> **WHAT IS BEING ASKED**
Without the pictures, set down every line of the data exactly.

::: RAW DATA

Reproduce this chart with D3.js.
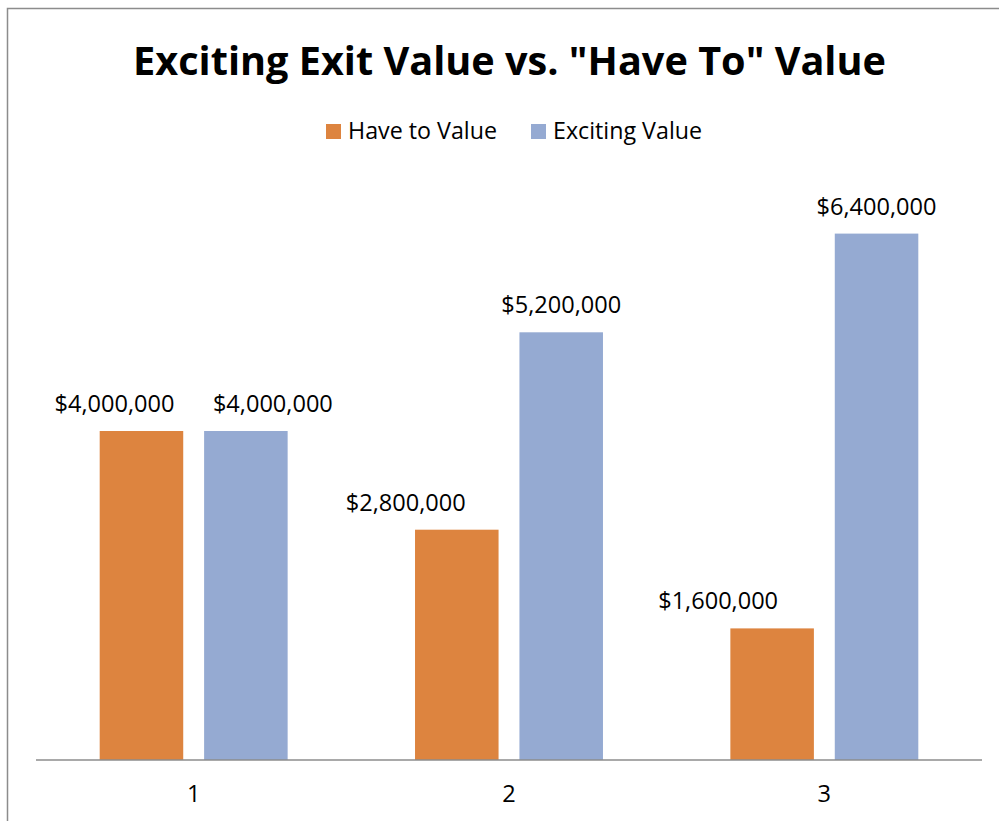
<!DOCTYPE html>
<meta charset="utf-8">
<script src="https://d3js.org/d3.v7.min.js"></script>
<style>
body { margin: 0; background: #fff; }
svg { display: block; font-family: "Open Sans", sans-serif; }
</style>
<div id="chart"></div>
<script>
// data
var categories = ["1", "2", "3"];
var seriesNames = ["Have to Value", "Exciting Value"];
var haveToValues = [4000000, 2800000, 1600000];
var excitingValues = [4000000, 5200000, 6400000];
var colors = ["#DD843F", "#95AAD2"];

var W = 999, H = 821;
var left = 36, right = 982, baseline = 760;

// labels were nudged by hand in the original, keep the same nudges
var labelShift = [[-27, 27], [-51, 0], [-54, 0]];

var svg = d3.select("#chart").append("svg")
    .attr("width", W).attr("height", H);

// frame
svg.append("rect")
    .attr("x", 7.5).attr("y", 8.5)
    .attr("width", W + 20).attr("height", H + 20)
    .attr("fill", "none").attr("stroke", "#8c8c8c").attr("stroke-width", 1.5);

// fit a text element's font size so it spans a target width
function fitWidth(sel, target) {
    var node = sel.node();
    var fs = parseFloat(sel.attr("font-size"));
    var w = node.getComputedTextLength();
    sel.attr("font-size", (fs * target / w).toFixed(2));
}

var title = svg.append("text")
    .attr("x", 509.5).attr("y", 75)
    .attr("text-anchor", "middle")
    .attr("font-weight", "bold")
    .attr("font-size", 40)
    .attr("fill", "#000")
    .text('Exciting Exit Value vs. "Have To" Value');
fitWidth(title, 753);

var x0 = d3.scaleBand().domain(categories).range([left, right]).padding(0);
var x1 = d3.scaleBand().domain(seriesNames).range([0, x0.bandwidth()])
    .paddingInner(0.2).paddingOuter(0.61);
var y = d3.scaleLinear().domain([0, 8000000]).range([baseline, 102]);

var rows = categories.map(function(c, i) {
    return { cat: c, i: i, vals: [haveToValues[i], excitingValues[i]] };
});

var groups = svg.selectAll(".grp").data(rows).enter().append("g")
    .attr("class", "grp")
    .attr("transform", function(d) { return "translate(" + x0(d.cat) + ",0)"; });

groups.selectAll("rect").data(function(d) {
    return d.vals.map(function(v, k) { return { v: v, k: k, i: d.i }; });
}).enter().append("rect")
    .attr("x", function(d) { return x1(seriesNames[d.k]); })
    .attr("y", function(d) { return y(d.v); })
    .attr("width", x1.bandwidth())
    .attr("height", function(d) { return baseline - y(d.v); })
    .attr("fill", function(d) { return colors[d.k]; });

var fmt = d3.format("$,");
var labels = groups.selectAll("text.lab").data(function(d) {
    return d.vals.map(function(v, k) { return { v: v, k: k, i: d.i }; });
}).enter().append("text")
    .attr("class", "lab")
    .attr("x", function(d) { return x1(seriesNames[d.k]) + x1.bandwidth() / 2 + labelShift[d.i][d.k]; })
    .attr("y", function(d) { return y(d.v) - 19; })
    .attr("text-anchor", "middle")
    .attr("font-size", 22)
    .attr("fill", "#000")
    .text(function(d) { return fmt(d.v); });
// same size for all labels, fit on the first
var probe = svg.append("text").attr("font-size", 22).text("$4,000,000");
var labSize = 22 * 120 / probe.node().getComputedTextLength();
probe.remove();
labels.attr("font-size", labSize.toFixed(2));

// x axis
var xAxis = svg.append("g")
    .attr("transform", "translate(0," + baseline + ")")
    .call(d3.axisBottom(x0).tickSize(0).tickPadding(0));
xAxis.select(".domain").attr("stroke", "#8c8c8c").attr("stroke-width", 1.5)
    .attr("d", "M" + left + ",0H" + right);
xAxis.selectAll("text")
    .attr("font-size", labSize.toFixed(2))
    .attr("font-family", "Open Sans, sans-serif")
    .attr("fill", "#000")
    .attr("dy", 0).attr("y", 42);

// legend
var legendX = [326, 531];
var legend = svg.selectAll(".leg").data(seriesNames).enter().append("g")
    .attr("class", "leg")
    .attr("transform", function(d, i) { return "translate(" + legendX[i] + ",124)"; });
legend.append("rect").attr("width", 15).attr("height", 15)
    .attr("fill", function(d, i) { return colors[i]; });
var legText = legend.append("text")
    .attr("x", 22).attr("y", 14.5)
    .attr("font-size", 22)
    .attr("fill", "#000")
    .text(function(d) { return d; });
var lw = legText.nodes()[0].getComputedTextLength();
legText.attr("font-size", (22 * 149 / lw).toFixed(2));
</script>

::::::

> **RESPONSE TO THIS TASK**
Reproduce this chart with D3.js.
<!DOCTYPE html>
<meta charset="utf-8">
<script src="https://d3js.org/d3.v7.min.js"></script>
<style>
body { margin: 0; background: #fff; }
svg { display: block; font-family: "Open Sans", sans-serif; }
</style>
<div id="chart"></div>
<script>
// data
var categories = ["1", "2", "3"];
var seriesNames = ["Have to Value", "Exciting Value"];
var haveToValues = [4000000, 2800000, 1600000];
var excitingValues = [4000000, 5200000, 6400000];
var colors = ["#DD843F", "#95AAD2"];

var W = 999, H = 821;
var left = 36, right = 982, baseline = 760;

// labels were nudged by hand in the original, keep the same nudges
var labelShift = [[-27, 27], [-51, 0], [-54, 0]];

var svg = d3.select("#chart").append("svg")
    .attr("width", W).attr("height", H);

// frame
svg.append("rect")
    .attr("x", 7.5).attr("y", 8.5)
    .attr("width", W + 20).attr("height", H + 20)
    .attr("fill", "none").attr("stroke", "#8c8c8c").attr("stroke-width", 1.5);

// fit a text element's font size so it spans a target width
function fitWidth(sel, target) {
    var node = sel.node();
    var fs = parseFloat(sel.attr("font-size"));
    var w = node.getComputedTextLength();
    sel.attr("font-size", (fs * target / w).toFixed(2));
}

var title = svg.append("text")
    .attr("x", 509.5).attr("y", 75)
    .attr("text-anchor", "middle")
    .attr("font-weight", "bold")
    .attr("font-size", 40)
    .attr("fill", "#000")
    .text('Exciting Exit Value vs. "Have To" Value');
fitWidth(title, 753);

var x0 = d3.scaleBand().domain(categories).range([left, right]).padding(0);
var x1 = d3.scaleBand().domain(seriesNames).range([0, x0.bandwidth()])
    .paddingInner(0.2).paddingOuter(0.61);
var y = d3.scaleLinear().domain([0, 8000000]).range([baseline, 102]);

var rows = categories.map(function(c, i) {
    return { cat: c, i: i, vals: [haveToValues[i], excitingValues[i]] };
});

var groups = svg.selectAll(".grp").data(rows).enter().append("g")
    .attr("class", "grp")
    .attr("transform", function(d) { return "translate(" + x0(d.cat) + ",0)"; });

groups.selectAll("rect").data(function(d) {
    return d.vals.map(function(v, k) { return { v: v, k: k, i: d.i }; });
}).enter().append("rect")
    .attr("x", function(d) { return x1(seriesNames[d.k]); })
    .attr("y", function(d) { return y(d.v); })
    .attr("width", x1.bandwidth())
    .attr("height", function(d) { return baseline - y(d.v); })
    .attr("fill", function(d) { return colors[d.k]; });

var fmt = d3.format("$,");
var labels = groups.selectAll("text.lab").data(function(d) {
    return d.vals.map(function(v, k) { return { v: v, k: k, i: d.i }; });
}).enter().append("text")
    .attr("class", "lab")
    .attr("x", function(d) { return x1(seriesNames[d.k]) + x1.bandwidth() / 2 + labelShift[d.i][d.k]; })
    .attr("y", function(d) { return y(d.v) - 19; })
    .attr("text-anchor", "middle")
    .attr("font-size", 22)
    .attr("fill", "#000")
    .text(function(d) { return fmt(d.v); });
// same size for all labels, fit on the first
var probe = svg.append("text").attr("font-size", 22).text("$4,000,000");
var labSize = 22 * 120 / probe.node().getComputedTextLength();
probe.remove();
labels.attr("font-size", labSize.toFixed(2));

// x axis
var xAxis = svg.append("g")
    .attr("transform", "translate(0," + baseline + ")")
    .call(d3.axisBottom(x0).tickSize(0).tickPadding(0));
xAxis.select(".domain").attr("stroke", "#8c8c8c").attr("stroke-width", 1.5)
    .attr("d", "M" + left + ",0H" + right);
xAxis.selectAll("text")
    .attr("font-size", labSize.toFixed(2))
    .attr("font-family", "Open Sans, sans-serif")
    .attr("fill", "#000")
    .attr("dy", 0).attr("y", 42);

// legend
var legendX = [326, 531];
var legend = svg.selectAll(".leg").data(seriesNames).enter().append("g")
    .attr("class", "leg")
    .attr("transform", function(d, i) { return "translate(" + legendX[i] + ",124)"; });
legend.append("rect").attr("width", 15).attr("height", 15)
    .attr("fill", function(d, i) { return colors[i]; });
var legText = legend.append("text")
    .attr("x", 22).attr("y", 14.5)
    .attr("font-size", 22)
    .attr("fill", "#000")
    .text(function(d) { return d; });
var lw = legText.nodes()[0].getComputedTextLength();
legText.attr("font-size", (22 * 149 / lw).toFixed(2));
</script>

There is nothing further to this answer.